Needless to say, if this were an episode of The Bachelor, and I was one of the last four ladies vying for Jason’s heart, you can bet that I wouldn’t have made it to a fantasy suite. For the non-fans, a fantasy suite is the place where you are allowed to “try” the product before you “buy” the product. In other words, the bachelor gets to sleep with the remaining three women…but not at the same time. And as entertaining as him meeting my family would have been for tv drama, life is real and marriage is supposed to be forever and this “hometown” would have been a deal-breaker for any guy vetting the woman he was planning on spending the rest of his life with. It was just a happy accident that he had already popped the question and there was no going back. To be sure, Jason wasn’t one to admit mistakes, but if he were the admitting kind, he might have run far, far away from crazy town.
The funny thing about crazy town though, is…what you see is what you get. It’s all out there and you are acutely aware of the dysfunction while it is happening. When you are witnessing it, when you are taking it and when you are dishing it, you ride the line of absurdity and are able to look back at it and laugh.

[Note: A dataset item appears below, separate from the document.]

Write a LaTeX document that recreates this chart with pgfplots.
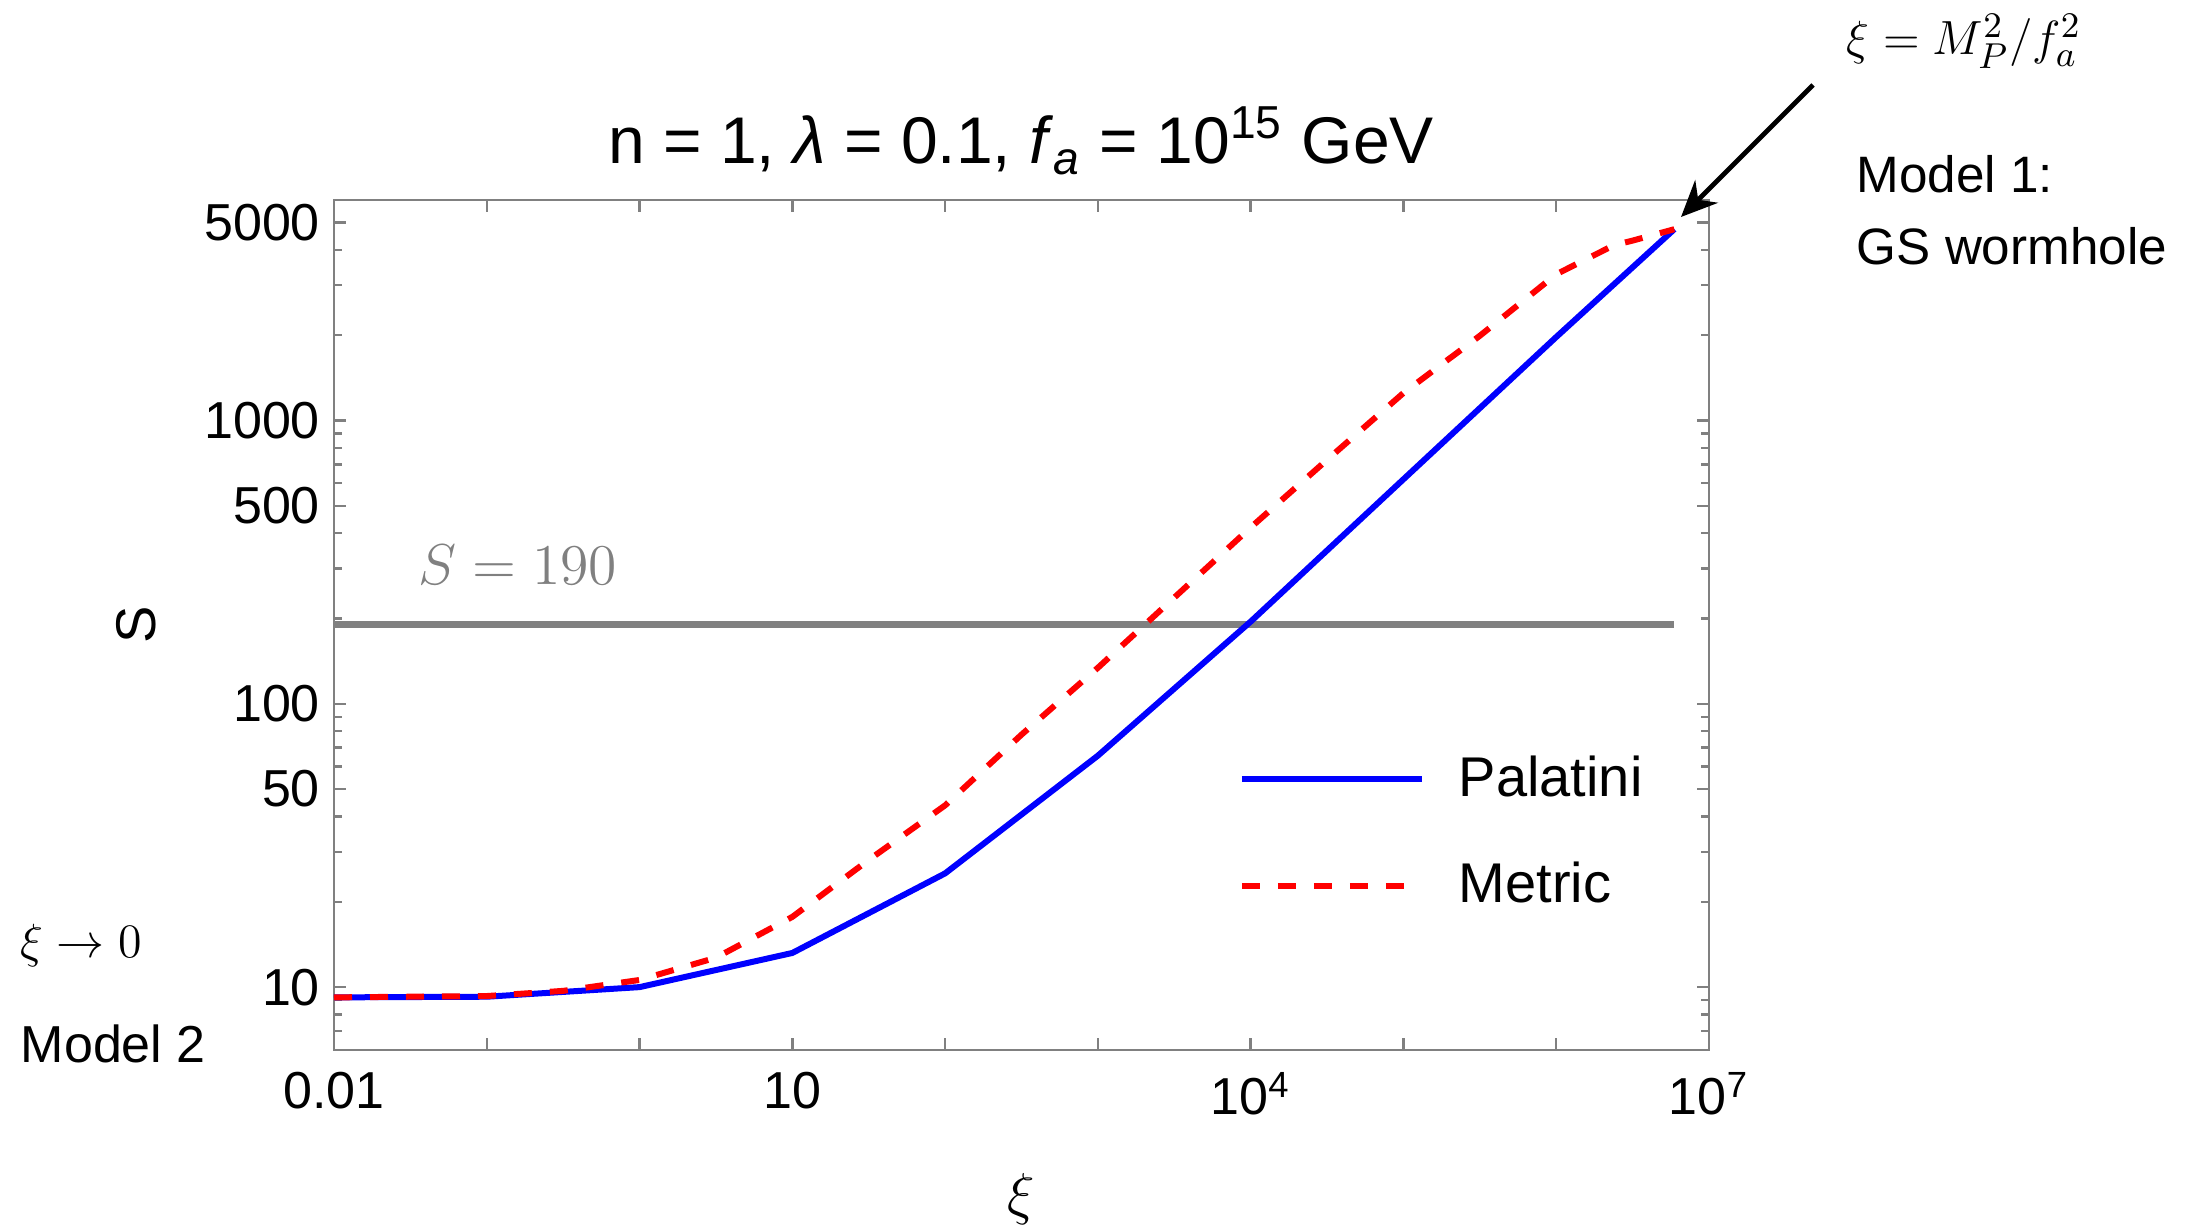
\documentclass[border=0pt]{standalone}
\usepackage{fontspec}
\setmainfont{Liberation Sans}
\usepackage{pgfplots}
\pgfplotsset{compat=1.18}
\usetikzlibrary{arrows.meta}
\definecolor{frame}{gray}{0.5}
\definecolor{pblue}{rgb}{0,0,1}
\definecolor{mred}{rgb}{1,0,0}
\begin{document}
\begin{tikzpicture}
\path[use as bounding box] (0,0) rectangle (550.75pt,306.75pt);
\begin{axis}[
  at={(83.5pt,44.25pt)}, anchor=south west,
  scale only axis, width=343.75pt, height=212.5pt,
  xmode=log, ymode=log,
  xmin=0.01, xmax=1e7, ymin=6, ymax=6000,
  axis line style={frame, line width=0.7pt},
  tick align=inside,
  major tick length=3pt, minor tick length=2pt,
  every tick/.style={frame, line width=0.6pt},
  xtick={0.01,0.1,1,10,100,1000,1e4,1e5,1e6,1e7},
  xticklabels={0.01,{},{},10,{},{},10\textsuperscript{4},{},{},10\textsuperscript{7}},
  xminorticks=false,
  ytick={10,50,100,500,1000,5000},
  yticklabels={10,50,100,500,1000,5000},
  minor ytick={7,8,9,20,30,40,60,70,80,90,200,300,400,600,700,800,900,2000,3000,4000},
  /pgf/number format/assume math mode=true,
  ticklabel style={font=\fontsize{13}{15}\selectfont, text=black},
  xticklabel style={yshift=-2pt},
  legend style={draw=none, fill=none, at={(0.6575,0.347)}, anchor=north west,
    font=\fontsize{14}{16}\selectfont, inner sep=0pt, row sep=15pt,
    nodes={inner sep=0pt}},
  legend cell align=left,
  legend image code/.code={\draw[#1] (0pt,0pt) -- (45pt,0pt);},
]
\addplot[frame, line width=1.7pt, forget plot] coordinates {(0.01,190) (5.93e6,190)};
\addplot[pblue, line width=1.5pt] coordinates {
 (0.01,9.2) (0.1,9.25) (1,10.0) (10,13.2) (100,25.2) (1000,65.6)
 (1e4,195) (1e5,620) (1e6,1970) (5.93e6,4730)};
\addlegendentry{\hspace{8.5pt}Palatini}
\addplot[mred, line width=1.5pt, dash pattern=on 4.5pt off 4.5pt] coordinates {
 (0.01,9.2) (0.1,9.3) (0.316,9.7) (1,10.6) (3.16,12.7) (10,17.7) (31.6,28.1)
 (100,43.8) (316,77.8) (1000,134) (3162,237) (1e4,419) (31623,726)
 (1e5,1250) (316228,1990) (1e6,3280) (2.4e6,4160) (3.1e6,4300) (5.93e6,4730)};
\addlegendentry{\hspace{8.5pt}Metric}
\end{axis}
% title
\node[anchor=base, inner sep=0pt, font=\fontsize{16.5}{19}\selectfont] at (255.25pt,265.75pt)
  {n = 1, \textit{λ} = 0.1, \textit{f}\textsubscript{\textit{a}} = 10\textsuperscript{15} GeV};
% axis labels
\node[rotate=90, inner sep=0pt, font=\fontsize{14}{16}\selectfont] at (34pt,150.5pt) {S};
\node[inner sep=0pt, font=\fontsize{15}{17}\selectfont] at (255.25pt,7pt) {$\xi$};
% S=190 annotation
\node[anchor=base west, inner sep=0pt, text=frame, font=\fontsize{14}{16}\selectfont] at (104.5pt,160.5pt) {$S = 190$};
% top-right annotation
\node[anchor=base west, inner sep=0pt, font=\fontsize{13}{15}\selectfont] at (461.5pt,293pt) {$\xi = M_P^2/f_a^2$};
\node[anchor=base west, inner sep=0pt, font=\fontsize{12.8}{15}\selectfont] at (464pt,258.5pt) {Model 1:};
\node[anchor=base west, inner sep=0pt, font=\fontsize{12.8}{15}\selectfont] at (464pt,240.5pt) {GS wormhole};
\draw[line width=1.2pt, -{Stealth[length=9pt,width=8pt]}] (453.25pt,285.5pt) -- (420.25pt,252.5pt);
% bottom-left annotation
\node[anchor=base west, inner sep=0pt, font=\fontsize{13}{15}\selectfont] at (5pt,67.25pt) {$\xi \rightarrow 0$};
\node[anchor=base west, inner sep=0pt, font=\fontsize{13}{15}\selectfont] at (5pt,41pt) {Model 2};
\end{tikzpicture}
\end{document}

What all the Bachelors and Bachelorettes out there need to look out for is the covert dysfunction; the stuff that you can’t see on a short lil’ hometown visit. The insidious seeping of invisible razorblades that cut you slowly and by the time you realize it, the damage is done. I may have come from crazy town, but I had no idea I was marrying Sweeney Todd. I mean, I played the Beggar Woman in college but…art imitating life?
In Laughter,
LStL
I'm still getting over you guys watching the Bachelor let alone your crazy family. hahahaha.